### Your objective
Can you transcribe the data exactly? Leave the pictures out.

### Material
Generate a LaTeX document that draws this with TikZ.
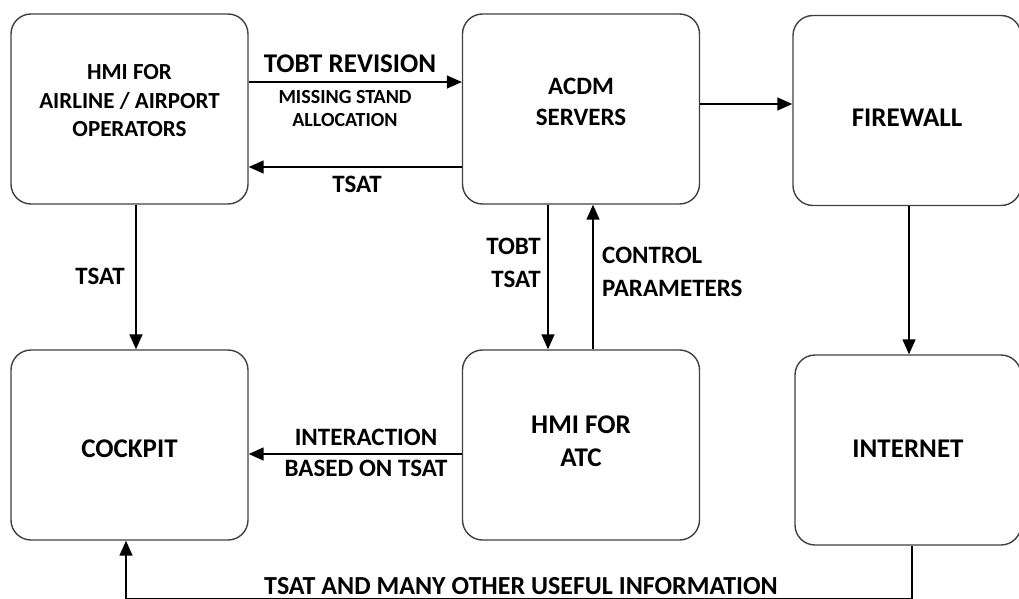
\documentclass[tikz,border=0pt]{standalone}
\usepackage{fontspec}
\setmainfont{Carlito}
\usetikzlibrary{arrows.meta}
\tikzset{
  blk/.style={draw=black!75, line width=1.4pt, rounded corners=20pt,
    minimum width=237pt, minimum height=190pt},
  boxtxt/.style={align=center, font=\bfseries\fontsize{27}{33}\selectfont},
  flow/.style={line width=1.5pt, -{Triangle[length=15pt,width=13pt]}},
  lbl/.style={font=\bfseries\fontsize{25}{33}\selectfont, align=center, inner sep=0pt}
}
\begin{document}
\begin{tikzpicture}[x=1pt,y=-1pt]
\useasboundingbox (0,0) rectangle (1019,599);
% boxes
\node[blk, label={[boxtxt, font=\bfseries\fontsize{23}{28.5}\selectfont, yshift=8pt]center:{HMI FOR\\AIRLINE / AIRPORT\\OPERATORS}}] (hmiair) at (129.5,109) {};
\node[blk, label={[boxtxt, font=\bfseries\fontsize{25}{31}\selectfont, yshift=7pt]center:{ACDM\\SERVERS}}] (acdm) at (581,109) {};
\node[blk, minimum width=228pt, label={[boxtxt, yshift=-7pt]center:FIREWALL}] (firewall) at (907,110.5) {};
\node[blk, label={[boxtxt, yshift=-4pt]center:COCKPIT}] (cockpit) at (129.5,445) {};
\node[blk, label={[boxtxt, yshift=4pt]center:{HMI FOR\\ATC}}] (hmiatc) at (581,445) {};
\node[blk, minimum width=226pt, label={[boxtxt, yshift=1pt]center:INTERNET}] (internet) at (908,450) {};
% top row
\draw[flow] ([yshift=27pt]hmiair.east) -- ([yshift=27pt]acdm.west);
\node[lbl, font=\bfseries\fontsize{27}{33}\selectfont] (revlbl) at (350,64) {TOBT REVISION};
\node[lbl, font=\bfseries\fontsize{20}{23}\selectfont] (misslbl) at (345,109) {MISSING STAND\\ALLOCATION};
\draw[flow] ([yshift=-58pt]acdm.west) -- ([yshift=-58pt]hmiair.east);
\node[lbl] (tsatlbl) at (357,184) {TSAT};
\draw[flow] ([yshift=5pt]acdm.east) -- ([yshift=5pt]acdm.east -| firewall.west);
% verticals
\draw[flow] ([xshift=6.5pt]hmiair.south) -- ([xshift=6.5pt]cockpit.north);
\node[lbl] (tsatdown) at (100,276) {TSAT};
\draw[flow] ([xshift=-33pt]acdm.south) -- ([xshift=-33pt]hmiatc.north);
\node[lbl, anchor=east, align=right] (tobtlbl) at (541,263) {TOBT\\TSAT};
\draw[flow] ([xshift=12pt]hmiatc.north) -- ([xshift=12pt]acdm.south);
\node[lbl, anchor=west, align=left] (ctrllbl) at (602,272) {CONTROL\\PARAMETERS};
\draw[flow] ([xshift=2pt]firewall.south) -- ([xshift=1pt]internet.north);
% bottom row
\draw[flow] ([yshift=-9pt]hmiatc.west) -- ([yshift=-9pt]cockpit.east);
\node[lbl, font=\bfseries\fontsize{25}{31}\selectfont] (interlbl) at (366,453) {INTERACTION\\BASED ON TSAT};
\draw[flow] ([xshift=4pt]internet.south) -- ++(0,53) -| ([xshift=-3.5pt]cockpit.south);
\node[lbl, font=\bfseries\fontsize{26}{33}\selectfont] (infolbl) at (521,586) {TSAT AND MANY OTHER USEFUL INFORMATION};
\end{tikzpicture}
\end{document}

### Solution to this exercise
Generate a LaTeX document that draws this with TikZ.
\documentclass[tikz,border=0pt]{standalone}
\usepackage{fontspec}
\setmainfont{Carlito}
\usetikzlibrary{arrows.meta}
\tikzset{
  blk/.style={draw=black!75, line width=1.4pt, rounded corners=20pt,
    minimum width=237pt, minimum height=190pt},
  boxtxt/.style={align=center, font=\bfseries\fontsize{27}{33}\selectfont},
  flow/.style={line width=1.5pt, -{Triangle[length=15pt,width=13pt]}},
  lbl/.style={font=\bfseries\fontsize{25}{33}\selectfont, align=center, inner sep=0pt}
}
\begin{document}
\begin{tikzpicture}[x=1pt,y=-1pt]
\useasboundingbox (0,0) rectangle (1019,599);
% boxes
\node[blk, label={[boxtxt, font=\bfseries\fontsize{23}{28.5}\selectfont, yshift=8pt]center:{HMI FOR\\AIRLINE / AIRPORT\\OPERATORS}}] (hmiair) at (129.5,109) {};
\node[blk, label={[boxtxt, font=\bfseries\fontsize{25}{31}\selectfont, yshift=7pt]center:{ACDM\\SERVERS}}] (acdm) at (581,109) {};
\node[blk, minimum width=228pt, label={[boxtxt, yshift=-7pt]center:FIREWALL}] (firewall) at (907,110.5) {};
\node[blk, label={[boxtxt, yshift=-4pt]center:COCKPIT}] (cockpit) at (129.5,445) {};
\node[blk, label={[boxtxt, yshift=4pt]center:{HMI FOR\\ATC}}] (hmiatc) at (581,445) {};
\node[blk, minimum width=226pt, label={[boxtxt, yshift=1pt]center:INTERNET}] (internet) at (908,450) {};
% top row
\draw[flow] ([yshift=27pt]hmiair.east) -- ([yshift=27pt]acdm.west);
\node[lbl, font=\bfseries\fontsize{27}{33}\selectfont] (revlbl) at (350,64) {TOBT REVISION};
\node[lbl, font=\bfseries\fontsize{20}{23}\selectfont] (misslbl) at (345,109) {MISSING STAND\\ALLOCATION};
\draw[flow] ([yshift=-58pt]acdm.west) -- ([yshift=-58pt]hmiair.east);
\node[lbl] (tsatlbl) at (357,184) {TSAT};
\draw[flow] ([yshift=5pt]acdm.east) -- ([yshift=5pt]acdm.east -| firewall.west);
% verticals
\draw[flow] ([xshift=6.5pt]hmiair.south) -- ([xshift=6.5pt]cockpit.north);
\node[lbl] (tsatdown) at (100,276) {TSAT};
\draw[flow] ([xshift=-33pt]acdm.south) -- ([xshift=-33pt]hmiatc.north);
\node[lbl, anchor=east, align=right] (tobtlbl) at (541,263) {TOBT\\TSAT};
\draw[flow] ([xshift=12pt]hmiatc.north) -- ([xshift=12pt]acdm.south);
\node[lbl, anchor=west, align=left] (ctrllbl) at (602,272) {CONTROL\\PARAMETERS};
\draw[flow] ([xshift=2pt]firewall.south) -- ([xshift=1pt]internet.north);
% bottom row
\draw[flow] ([yshift=-9pt]hmiatc.west) -- ([yshift=-9pt]cockpit.east);
\node[lbl, font=\bfseries\fontsize{25}{31}\selectfont] (interlbl) at (366,453) {INTERACTION\\BASED ON TSAT};
\draw[flow] ([xshift=4pt]internet.south) -- ++(0,53) -| ([xshift=-3.5pt]cockpit.south);
\node[lbl, font=\bfseries\fontsize{26}{33}\selectfont] (infolbl) at (521,586) {TSAT AND MANY OTHER USEFUL INFORMATION};
\end{tikzpicture}
\end{document}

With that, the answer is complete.